When Pain Medication Stops Working
Three Things to Check First
Before concluding that medication has failed, bring these questions to your doctor:
1. Is the Current Medication the Right Match?
Different types of pain respond to different medications:
| Type of pain | What it feels like | Medications that help |
|---|---|---|
| Inflammatory pain | Hurts with movement; swelling or warmth | NSAIDs (e.g., ibuprofen, naproxen, celecoxib) |
| Neuropathic pain | Burning, tingling, electric-shock sensations; painful to the touch | Pregabalin (Lyrica), gabapentin, duloxetine (Cymbalta) |
| Reduced blood flow pain | Pain with walking that eases with rest | Limaprost (a prostaglandin analog) |
| Mixed pain | A combination of the above | Combination therapy |
If you've only been taking anti-inflammatory painkillers, your pain may have shifted to neuropathic pain, which requires a different class of medication entirely — such as pregabalin or duloxetine.
[!info] More about medications Medication covers the different drug categories and how they are chosen.
2. Are You Taking the Medication Correctly?

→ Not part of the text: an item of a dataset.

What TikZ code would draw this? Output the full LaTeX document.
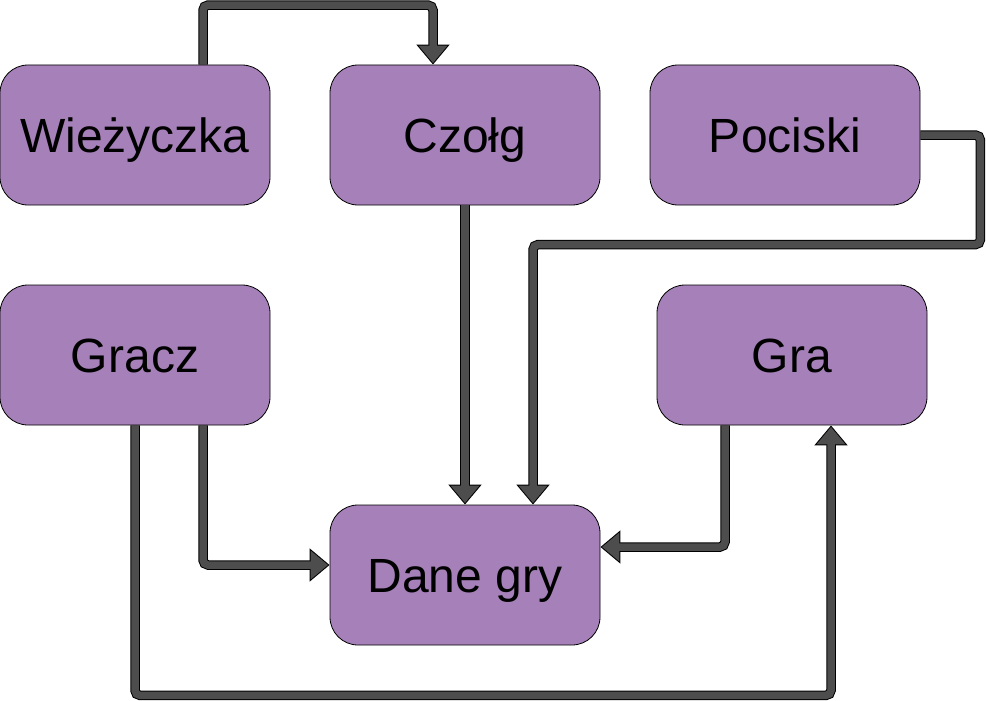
\documentclass[tikz,border=0pt]{standalone}
\usepackage{fontspec}
\setmainfont{Liberation Sans}
\usetikzlibrary{arrows.meta}
\definecolor{boxpurple}{HTML}{A680B8}
\definecolor{arrgray}{HTML}{4D4D4D}
\tikzset{
  block/.style={draw=black, fill=boxpurple, line width=0.8pt, rounded corners=28pt,
    minimum width=270pt, minimum height=140pt, text height=44pt, text depth=10pt,
    font=\fontsize{48}{56}\selectfont},
  conn/.style={draw=black, line width=9.5pt, rounded corners=5pt,
    -{Triangle[width=32pt,length=20pt]},
    postaction={draw=arrgray, line width=7.5pt, shorten >=1.6pt,
      -{Triangle[width=27.8pt,length=17.4pt]}}}
}

\begin{document}
\begin{tikzpicture}[x=1pt,y=-1pt]
\useasboundingbox (0,0) rectangle (986,701);
% top row
\node[block] (wiez) at (135,135) {Wieżyczka};
\node[block] (czolg) at (465,135) {Czołg};
\node[block] (pociski) at (785,135) {Pociski};
% middle row
\node[block] (gracz) at (135,355) {Gracz};
\node[block] (gra) at (792,355) {Gra};
% bottom
\node[block] (dane) at (465,575) {Dane gry};

% connectors
\draw[conn] ([xshift=68pt]wiez.north) |- ([xshift=-32pt,yshift=59.5pt]czolg.north) -- ([xshift=-32pt]czolg.north);
\draw[conn] (czolg.south) -- (dane.north);
\draw[conn] (pociski.east) -- ++(60,0) |- ([xshift=68pt,yshift=260pt]dane.north) -- ([xshift=68pt]dane.north);
\draw[conn] ([xshift=68pt]gracz.south) |- ([yshift=10pt]dane.west);
\draw[conn] (gracz.south) -- ++(0,270) -| ([xshift=39pt]gra.south);
\draw[conn] ([xshift=-67pt]gra.south) |- ([yshift=28pt]dane.east);
\end{tikzpicture}
\end{document}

| Common issue | How it affects you |
|---|---|
| Only taking it "as needed" when pain spikes | Blood levels never stabilize, so the medication can't work as designed |
| Reducing the dose due to side effect concerns | You may not be taking enough for it to be effective |
| Frequently forgetting doses | The effect is interrupted |
Medications like pregabalin and duloxetine work best when taken at the same time every day, consistently. They are not meant to be taken only when pain strikes.
3. Side Effects Making It Hard to Continue?
Some medications cause side effects that are more pronounced in older adults:
| Medication | Common side effects | What can be done |
|---|---|---|
| Pregabalin (Lyrica), gabapentin | Dizziness, unsteadiness | Start at a low dose; take at bedtime |
| Tramadol | Nausea, constipation | Add anti-nausea medication or a stool softener |
| NSAIDs (long-term) | Stomach problems, kidney issues | Take with a stomach-protecting medication; monitor with blood tests |
If side effects are the reason you can't continue, talk to your doctor about switching to a different medication or exploring non-medication options.